◆ SET PROBLEM
Exclude the pictures and return every line exactly as written.

◆ SOURCE MATERIAL
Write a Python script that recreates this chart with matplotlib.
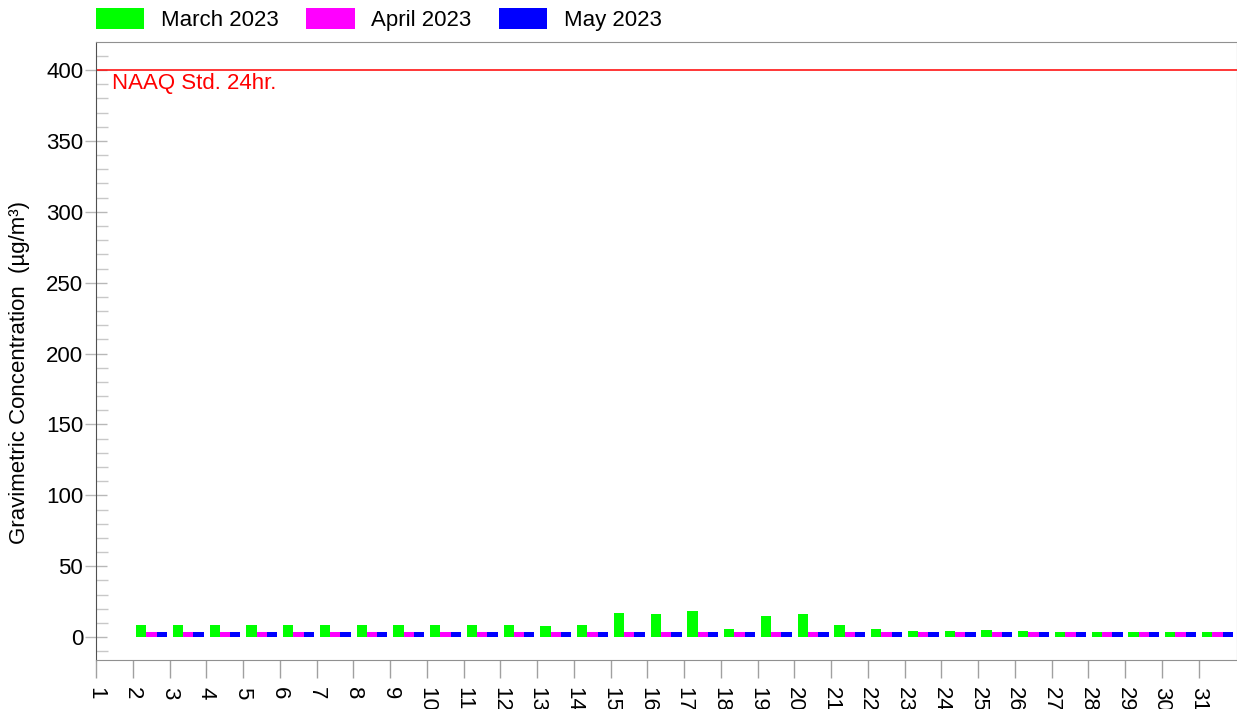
import matplotlib.pyplot as plt
import numpy as np
from matplotlib.patches import Patch
from matplotlib.ticker import MultipleLocator

plt.rcParams["font.family"] = ["Liberation Sans", "DejaVu Sans"]

DPI = 100
FIG_SIZE = (12.37, 7.09)

days = list(range(2, 32))
march = [
    8.5, 8.5, 8.5, 8.5, 8.5, 8.5, 8.5, 8.5, 8.5, 8.5, 8.5, 7.8, 8.5,
    16.9, 16.2, 18.3, 5.6, 14.8, 16.2, 8.5, 5.6, 4.2, 4.2, 4.9, 4.2,
    3.5, 3.5, 3.5, 3.5, 3.5,
]
april = [3.5] * 30
may = [3.5] * 30
series = [
    ["March 2023", march, "#00ff00"],
    ["April 2023", april, "#ff00ff"],
    ["May 2023", may, "#0000ff"],
]
x_ticks = list(range(1, 32))
naaq_limit = 400

fig = plt.figure(figsize=FIG_SIZE, dpi=DPI)
ax = fig.add_axes([0.0776, 0.069, 0.922, 0.8718])

bar_width = 0.28
x = np.array(days)
for i, (label, values, color) in enumerate(series):
    ax.bar(x + 0.23 + i * bar_width, values, width=bar_width, color=color,
           linewidth=0, label=label)

ax.axhline(naaq_limit, color="red", linewidth=1.1)
ax.text(1.43, naaq_limit - 2, "NAAQ Std. 24hr.", color="red", fontsize=16,
        va="top", ha="left")

ax.set_xlim(1, 32.03)
ax.set_ylim(-16.2, 419.8)

ax.set_xticks(x_ticks)
ax.set_xticklabels([str(d) for d in x_ticks], rotation=270, fontsize=16,
                   va="top", ha="center")
ax.tick_params(axis="x", direction="out", length=13, color="#a0a0a0",
               width=1, pad=6.5)

ax.yaxis.set_major_locator(MultipleLocator(50))
ax.yaxis.set_minor_locator(MultipleLocator(10))
ax.set_yticks([v for v in range(0, 401, 50)])
ax.tick_params(axis="y", which="major", direction="inout", length=16.5,
               color="#b8b8b8", width=1, labelsize=16, pad=1)
ax.tick_params(axis="y", which="minor", direction="in", length=8.6,
               color="#c8c8c8", width=1)

ax.set_ylabel("Gravimetric Concentration  (\u00b5g/m\u00b3)", fontsize=16)
ax.yaxis.set_label_coords(-0.058, 0.466)

for side in ["top", "right", "bottom"]:
    ax.spines[side].set_color("#909090")
ax.spines["left"].set_color("#505050")

handles = [Patch(facecolor=c, edgecolor="none") for _, _, c in series]
fig.legend(handles, [s[0] for s in series], loc="upper left",
           bbox_to_anchor=(96 / 1237, 1 - 8 / 709), ncol=3, frameon=False,
           fontsize=16, handlelength=2.18, handleheight=1.1,
           columnspacing=1.25, handletextpad=0.73, borderpad=0,
           borderaxespad=0)

plt.savefig("out.png", dpi=DPI)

◆ THE COMPLETED TASK
Write a Python script that recreates this chart with matplotlib.
import matplotlib.pyplot as plt
import numpy as np
from matplotlib.patches import Patch
from matplotlib.ticker import MultipleLocator

plt.rcParams["font.family"] = ["Liberation Sans", "DejaVu Sans"]

DPI = 100
FIG_SIZE = (12.37, 7.09)

days = list(range(2, 32))
march = [
    8.5, 8.5, 8.5, 8.5, 8.5, 8.5, 8.5, 8.5, 8.5, 8.5, 8.5, 7.8, 8.5,
    16.9, 16.2, 18.3, 5.6, 14.8, 16.2, 8.5, 5.6, 4.2, 4.2, 4.9, 4.2,
    3.5, 3.5, 3.5, 3.5, 3.5,
]
april = [3.5] * 30
may = [3.5] * 30
series = [
    ["March 2023", march, "#00ff00"],
    ["April 2023", april, "#ff00ff"],
    ["May 2023", may, "#0000ff"],
]
x_ticks = list(range(1, 32))
naaq_limit = 400

fig = plt.figure(figsize=FIG_SIZE, dpi=DPI)
ax = fig.add_axes([0.0776, 0.069, 0.922, 0.8718])

bar_width = 0.28
x = np.array(days)
for i, (label, values, color) in enumerate(series):
    ax.bar(x + 0.23 + i * bar_width, values, width=bar_width, color=color,
           linewidth=0, label=label)

ax.axhline(naaq_limit, color="red", linewidth=1.1)
ax.text(1.43, naaq_limit - 2, "NAAQ Std. 24hr.", color="red", fontsize=16,
        va="top", ha="left")

ax.set_xlim(1, 32.03)
ax.set_ylim(-16.2, 419.8)

ax.set_xticks(x_ticks)
ax.set_xticklabels([str(d) for d in x_ticks], rotation=270, fontsize=16,
                   va="top", ha="center")
ax.tick_params(axis="x", direction="out", length=13, color="#a0a0a0",
               width=1, pad=6.5)

ax.yaxis.set_major_locator(MultipleLocator(50))
ax.yaxis.set_minor_locator(MultipleLocator(10))
ax.set_yticks([v for v in range(0, 401, 50)])
ax.tick_params(axis="y", which="major", direction="inout", length=16.5,
               color="#b8b8b8", width=1, labelsize=16, pad=1)
ax.tick_params(axis="y", which="minor", direction="in", length=8.6,
               color="#c8c8c8", width=1)

ax.set_ylabel("Gravimetric Concentration  (\u00b5g/m\u00b3)", fontsize=16)
ax.yaxis.set_label_coords(-0.058, 0.466)

for side in ["top", "right", "bottom"]:
    ax.spines[side].set_color("#909090")
ax.spines["left"].set_color("#505050")

handles = [Patch(facecolor=c, edgecolor="none") for _, _, c in series]
fig.legend(handles, [s[0] for s in series], loc="upper left",
           bbox_to_anchor=(96 / 1237, 1 - 8 / 709), ncol=3, frameon=False,
           fontsize=16, handlelength=2.18, handleheight=1.1,
           columnspacing=1.25, handletextpad=0.73, borderpad=0,
           borderaxespad=0)

plt.savefig("out.png", dpi=DPI)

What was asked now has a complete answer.